🎉ETH spot ETF is officially approved!

While celebrating, you may want to ask: After the ETF opens for trading, will it face the same selling pressure as BTC? —— In theory, yes

This article contains 👇
- Grayscale sell-off analysis
- Grayscale GBTC sell-off data review
- Differences between ETH and BTC ETF sell-offs
- Grayscale ETHE holdings and latest fund changes

Similar to the Bitcoin spot ETF, Grayscale Trust Fund ETHE has only inflows and no outflows since its establishment in 2019. After the Ethereum spot ETF is approved, investors may redeem their holdings, causing Grayscale to sell ETH to meet redemption needs; the reasons for redemption may be high management fees (2.5%, currently the highest), arbitrage liquidation, market expectations, etc.

Data Review
After the Bitcoin spot ETF was approved, Grayscale saw an outflow of more than $20 billion in six months, including about $6.5 billion in the first month and about $1.169 billion in the first three trading days, pushing the BTC price down by 15% in a short period of time ($48969 > $41500)

Differences
Perhaps in order to reduce capital outflow or increase competitiveness, Grayscale launched the Ethereum Mini Trust (i.e., the mini version of the ETF), adjusting its funding rate to only 0.12% in the first 12 months (or the first 2 billion US dollars).
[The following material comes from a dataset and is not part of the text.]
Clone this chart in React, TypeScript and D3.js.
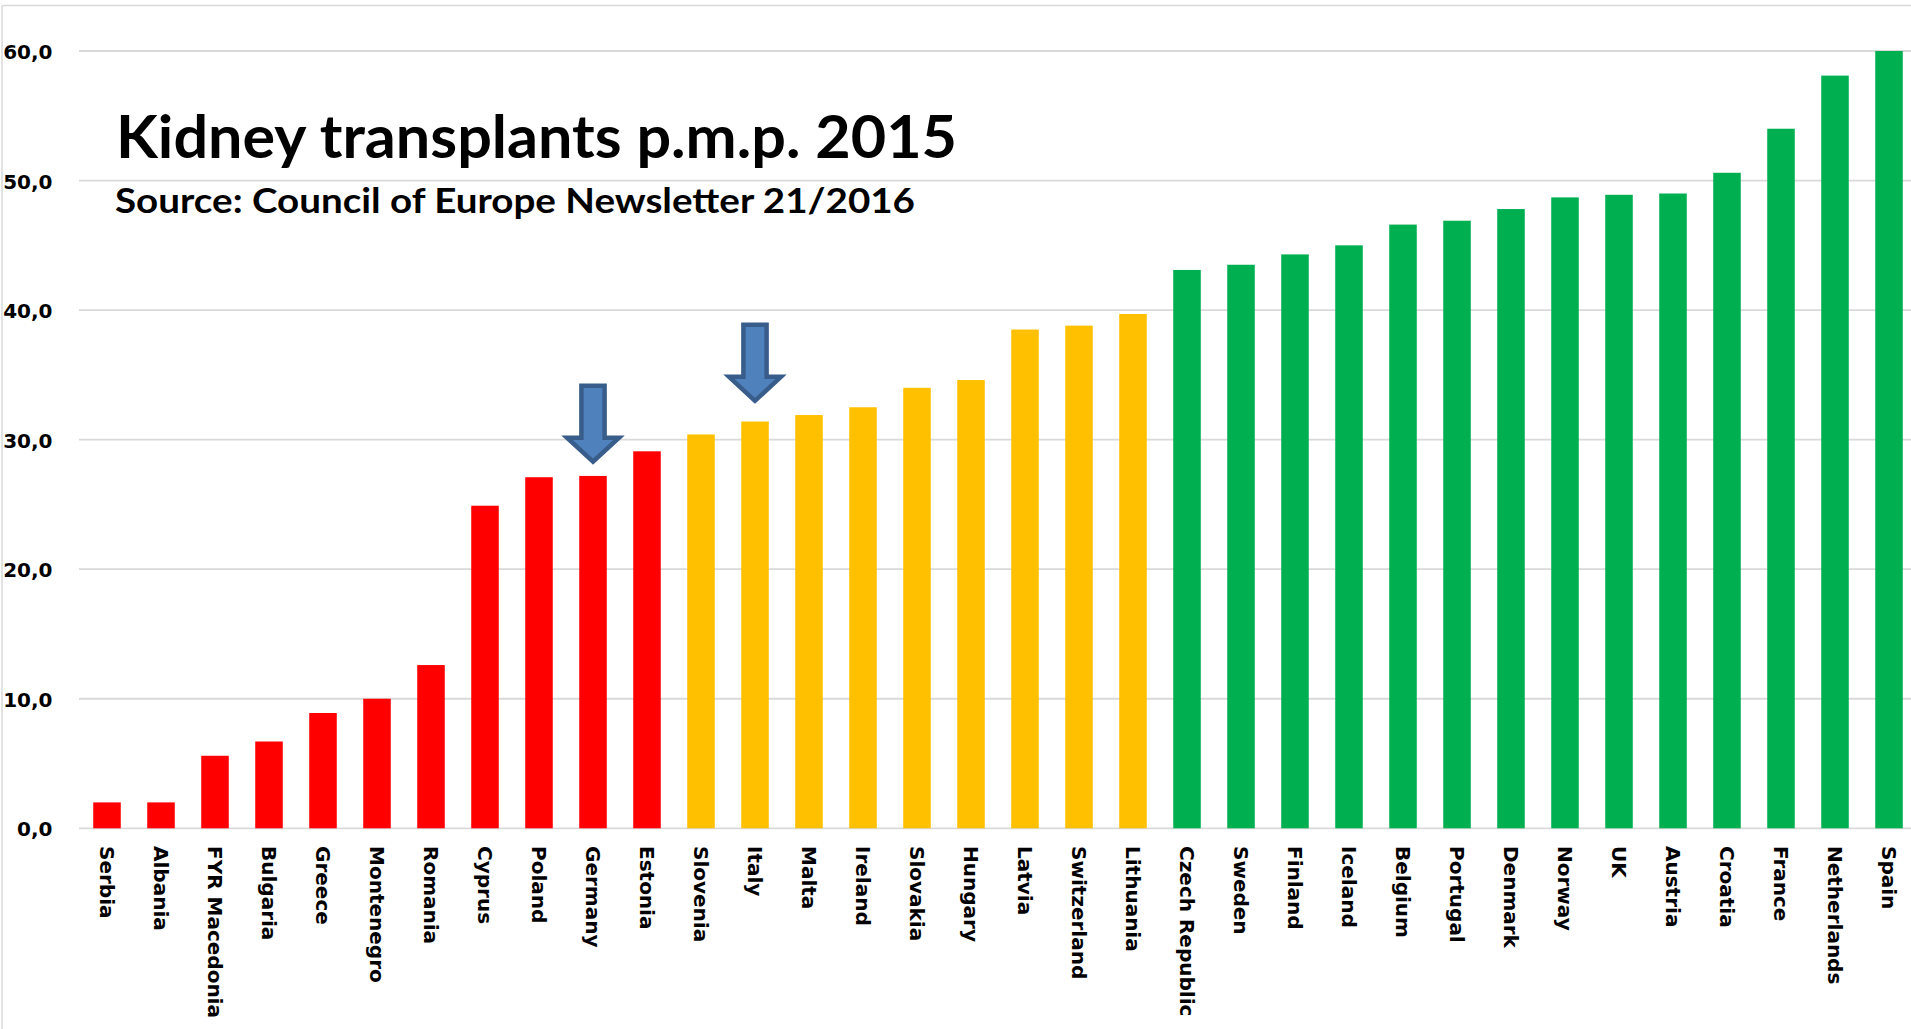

The original 10% of ETHE assets will be automatically separated into the mini version.

Grayscale ETHE holdings
Grayscale currently holds 2.959 million ETH, with a total value of over 10.3 billion US dollars; trading will officially begin after the US stock market opens at 21:30 Beijing time on July 23. You can track Grayscale's fund changes in Arkham. For monitoring methods, please refer to the Mentougou tutorial.

Grayscale address: https://platform.arkhamintelligence.com/explorer/entity/grayscale

Latest funding changes
Five hours ago, Grayscale deposited 292,000 ETH (worth $1.01 billion, or 10% of ETHE’s current reserves) into Coinbase, which was then transferred to Ethereum Mini Trust.